Exercise description: The listing below must be repeated word for word, with its images excluded.

Data shown:
* * * *

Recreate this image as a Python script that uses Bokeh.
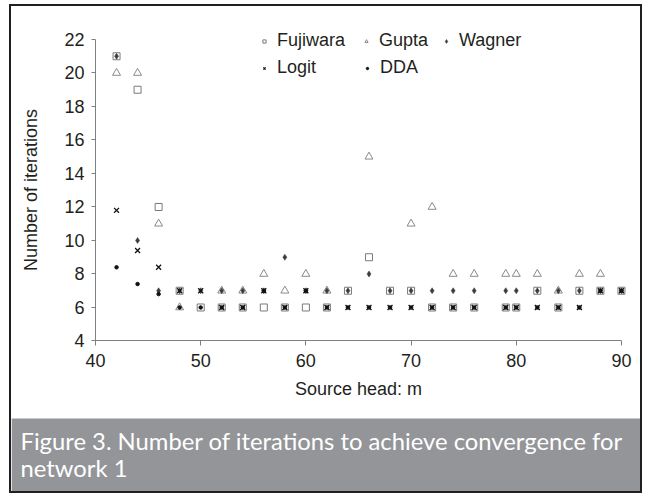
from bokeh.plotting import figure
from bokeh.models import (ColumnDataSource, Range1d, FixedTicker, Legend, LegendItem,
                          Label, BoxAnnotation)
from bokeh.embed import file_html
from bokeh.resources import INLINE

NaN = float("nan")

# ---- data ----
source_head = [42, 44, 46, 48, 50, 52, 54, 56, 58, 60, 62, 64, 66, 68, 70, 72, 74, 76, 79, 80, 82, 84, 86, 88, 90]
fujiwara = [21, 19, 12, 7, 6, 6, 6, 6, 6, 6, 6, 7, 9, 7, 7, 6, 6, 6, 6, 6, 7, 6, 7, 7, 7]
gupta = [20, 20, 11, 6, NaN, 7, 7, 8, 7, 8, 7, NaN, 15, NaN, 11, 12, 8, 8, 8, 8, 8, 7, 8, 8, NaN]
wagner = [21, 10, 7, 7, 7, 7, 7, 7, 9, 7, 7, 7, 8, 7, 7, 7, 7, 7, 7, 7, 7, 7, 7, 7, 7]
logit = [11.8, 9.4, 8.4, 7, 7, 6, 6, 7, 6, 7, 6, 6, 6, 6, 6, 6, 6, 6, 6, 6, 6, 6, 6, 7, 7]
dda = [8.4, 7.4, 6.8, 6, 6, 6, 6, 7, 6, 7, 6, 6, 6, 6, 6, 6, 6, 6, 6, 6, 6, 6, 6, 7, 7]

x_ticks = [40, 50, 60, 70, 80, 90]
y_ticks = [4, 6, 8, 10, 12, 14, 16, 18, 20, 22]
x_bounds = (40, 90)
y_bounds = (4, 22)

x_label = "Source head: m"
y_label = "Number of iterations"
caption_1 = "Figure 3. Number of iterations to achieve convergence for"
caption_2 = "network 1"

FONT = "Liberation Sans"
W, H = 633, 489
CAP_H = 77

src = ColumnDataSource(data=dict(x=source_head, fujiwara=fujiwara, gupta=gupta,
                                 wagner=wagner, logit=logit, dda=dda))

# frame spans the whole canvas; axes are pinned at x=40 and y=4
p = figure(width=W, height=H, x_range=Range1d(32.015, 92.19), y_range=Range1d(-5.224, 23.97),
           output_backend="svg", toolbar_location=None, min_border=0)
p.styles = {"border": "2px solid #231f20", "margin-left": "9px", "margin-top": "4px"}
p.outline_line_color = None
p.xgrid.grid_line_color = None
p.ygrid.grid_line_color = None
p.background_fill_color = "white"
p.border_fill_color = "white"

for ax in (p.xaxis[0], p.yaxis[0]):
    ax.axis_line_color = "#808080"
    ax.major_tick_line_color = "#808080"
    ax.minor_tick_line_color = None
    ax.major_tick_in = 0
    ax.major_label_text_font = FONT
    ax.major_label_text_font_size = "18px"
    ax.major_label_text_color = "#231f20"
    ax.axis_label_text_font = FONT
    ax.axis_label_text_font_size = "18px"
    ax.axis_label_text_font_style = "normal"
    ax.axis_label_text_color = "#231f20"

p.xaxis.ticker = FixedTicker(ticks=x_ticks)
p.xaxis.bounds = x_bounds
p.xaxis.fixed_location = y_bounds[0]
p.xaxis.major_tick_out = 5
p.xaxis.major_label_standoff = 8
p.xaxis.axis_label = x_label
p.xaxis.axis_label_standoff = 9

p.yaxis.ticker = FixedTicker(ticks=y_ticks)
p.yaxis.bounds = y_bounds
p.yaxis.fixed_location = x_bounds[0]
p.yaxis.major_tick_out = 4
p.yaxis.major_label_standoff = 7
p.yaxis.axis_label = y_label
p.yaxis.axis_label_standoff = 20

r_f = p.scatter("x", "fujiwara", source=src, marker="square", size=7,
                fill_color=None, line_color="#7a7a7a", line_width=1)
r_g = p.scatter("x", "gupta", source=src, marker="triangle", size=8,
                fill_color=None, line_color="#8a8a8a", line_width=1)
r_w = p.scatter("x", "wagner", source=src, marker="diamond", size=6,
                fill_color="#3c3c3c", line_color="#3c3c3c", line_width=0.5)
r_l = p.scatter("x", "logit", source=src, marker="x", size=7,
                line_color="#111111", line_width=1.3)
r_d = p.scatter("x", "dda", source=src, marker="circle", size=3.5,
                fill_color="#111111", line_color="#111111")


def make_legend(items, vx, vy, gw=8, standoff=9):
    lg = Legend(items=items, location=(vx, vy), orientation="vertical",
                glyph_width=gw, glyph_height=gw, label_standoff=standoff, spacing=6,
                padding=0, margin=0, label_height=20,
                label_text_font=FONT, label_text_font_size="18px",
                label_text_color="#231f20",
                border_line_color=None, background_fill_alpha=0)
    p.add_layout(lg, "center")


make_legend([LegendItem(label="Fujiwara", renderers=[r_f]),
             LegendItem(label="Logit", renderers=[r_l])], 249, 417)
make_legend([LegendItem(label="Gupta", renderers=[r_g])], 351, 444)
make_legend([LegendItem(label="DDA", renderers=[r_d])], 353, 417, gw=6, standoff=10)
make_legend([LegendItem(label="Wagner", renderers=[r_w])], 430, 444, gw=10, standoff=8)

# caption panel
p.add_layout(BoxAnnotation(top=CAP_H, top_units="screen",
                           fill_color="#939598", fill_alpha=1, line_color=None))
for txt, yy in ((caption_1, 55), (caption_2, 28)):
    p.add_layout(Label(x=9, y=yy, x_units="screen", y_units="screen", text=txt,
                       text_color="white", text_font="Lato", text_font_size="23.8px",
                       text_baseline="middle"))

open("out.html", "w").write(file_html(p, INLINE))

* * * *

Task output:
Recreate this image as a Python script that uses Bokeh.
from bokeh.plotting import figure
from bokeh.models import (ColumnDataSource, Range1d, FixedTicker, Legend, LegendItem,
                          Label, BoxAnnotation)
from bokeh.embed import file_html
from bokeh.resources import INLINE

NaN = float("nan")

# ---- data ----
source_head = [42, 44, 46, 48, 50, 52, 54, 56, 58, 60, 62, 64, 66, 68, 70, 72, 74, 76, 79, 80, 82, 84, 86, 88, 90]
fujiwara = [21, 19, 12, 7, 6, 6, 6, 6, 6, 6, 6, 7, 9, 7, 7, 6, 6, 6, 6, 6, 7, 6, 7, 7, 7]
gupta = [20, 20, 11, 6, NaN, 7, 7, 8, 7, 8, 7, NaN, 15, NaN, 11, 12, 8, 8, 8, 8, 8, 7, 8, 8, NaN]
wagner = [21, 10, 7, 7, 7, 7, 7, 7, 9, 7, 7, 7, 8, 7, 7, 7, 7, 7, 7, 7, 7, 7, 7, 7, 7]
logit = [11.8, 9.4, 8.4, 7, 7, 6, 6, 7, 6, 7, 6, 6, 6, 6, 6, 6, 6, 6, 6, 6, 6, 6, 6, 7, 7]
dda = [8.4, 7.4, 6.8, 6, 6, 6, 6, 7, 6, 7, 6, 6, 6, 6, 6, 6, 6, 6, 6, 6, 6, 6, 6, 7, 7]

x_ticks = [40, 50, 60, 70, 80, 90]
y_ticks = [4, 6, 8, 10, 12, 14, 16, 18, 20, 22]
x_bounds = (40, 90)
y_bounds = (4, 22)

x_label = "Source head: m"
y_label = "Number of iterations"
caption_1 = "Figure 3. Number of iterations to achieve convergence for"
caption_2 = "network 1"

FONT = "Liberation Sans"
W, H = 633, 489
CAP_H = 77

src = ColumnDataSource(data=dict(x=source_head, fujiwara=fujiwara, gupta=gupta,
                                 wagner=wagner, logit=logit, dda=dda))

# frame spans the whole canvas; axes are pinned at x=40 and y=4
p = figure(width=W, height=H, x_range=Range1d(32.015, 92.19), y_range=Range1d(-5.224, 23.97),
           output_backend="svg", toolbar_location=None, min_border=0)
p.styles = {"border": "2px solid #231f20", "margin-left": "9px", "margin-top": "4px"}
p.outline_line_color = None
p.xgrid.grid_line_color = None
p.ygrid.grid_line_color = None
p.background_fill_color = "white"
p.border_fill_color = "white"

for ax in (p.xaxis[0], p.yaxis[0]):
    ax.axis_line_color = "#808080"
    ax.major_tick_line_color = "#808080"
    ax.minor_tick_line_color = None
    ax.major_tick_in = 0
    ax.major_label_text_font = FONT
    ax.major_label_text_font_size = "18px"
    ax.major_label_text_color = "#231f20"
    ax.axis_label_text_font = FONT
    ax.axis_label_text_font_size = "18px"
    ax.axis_label_text_font_style = "normal"
    ax.axis_label_text_color = "#231f20"

p.xaxis.ticker = FixedTicker(ticks=x_ticks)
p.xaxis.bounds = x_bounds
p.xaxis.fixed_location = y_bounds[0]
p.xaxis.major_tick_out = 5
p.xaxis.major_label_standoff = 8
p.xaxis.axis_label = x_label
p.xaxis.axis_label_standoff = 9

p.yaxis.ticker = FixedTicker(ticks=y_ticks)
p.yaxis.bounds = y_bounds
p.yaxis.fixed_location = x_bounds[0]
p.yaxis.major_tick_out = 4
p.yaxis.major_label_standoff = 7
p.yaxis.axis_label = y_label
p.yaxis.axis_label_standoff = 20

r_f = p.scatter("x", "fujiwara", source=src, marker="square", size=7,
                fill_color=None, line_color="#7a7a7a", line_width=1)
r_g = p.scatter("x", "gupta", source=src, marker="triangle", size=8,
                fill_color=None, line_color="#8a8a8a", line_width=1)
r_w = p.scatter("x", "wagner", source=src, marker="diamond", size=6,
                fill_color="#3c3c3c", line_color="#3c3c3c", line_width=0.5)
r_l = p.scatter("x", "logit", source=src, marker="x", size=7,
                line_color="#111111", line_width=1.3)
r_d = p.scatter("x", "dda", source=src, marker="circle", size=3.5,
                fill_color="#111111", line_color="#111111")


def make_legend(items, vx, vy, gw=8, standoff=9):
    lg = Legend(items=items, location=(vx, vy), orientation="vertical",
                glyph_width=gw, glyph_height=gw, label_standoff=standoff, spacing=6,
                padding=0, margin=0, label_height=20,
                label_text_font=FONT, label_text_font_size="18px",
                label_text_color="#231f20",
                border_line_color=None, background_fill_alpha=0)
    p.add_layout(lg, "center")


make_legend([LegendItem(label="Fujiwara", renderers=[r_f]),
             LegendItem(label="Logit", renderers=[r_l])], 249, 417)
make_legend([LegendItem(label="Gupta", renderers=[r_g])], 351, 444)
make_legend([LegendItem(label="DDA", renderers=[r_d])], 353, 417, gw=6, standoff=10)
make_legend([LegendItem(label="Wagner", renderers=[r_w])], 430, 444, gw=10, standoff=8)

# caption panel
p.add_layout(BoxAnnotation(top=CAP_H, top_units="screen",
                           fill_color="#939598", fill_alpha=1, line_color=None))
for txt, yy in ((caption_1, 55), (caption_2, 28)):
    p.add_layout(Label(x=9, y=yy, x_units="screen", y_units="screen", text=txt,
                       text_color="white", text_font="Lato", text_font_size="23.8px",
                       text_baseline="middle"))

open("out.html", "w").write(file_html(p, INLINE))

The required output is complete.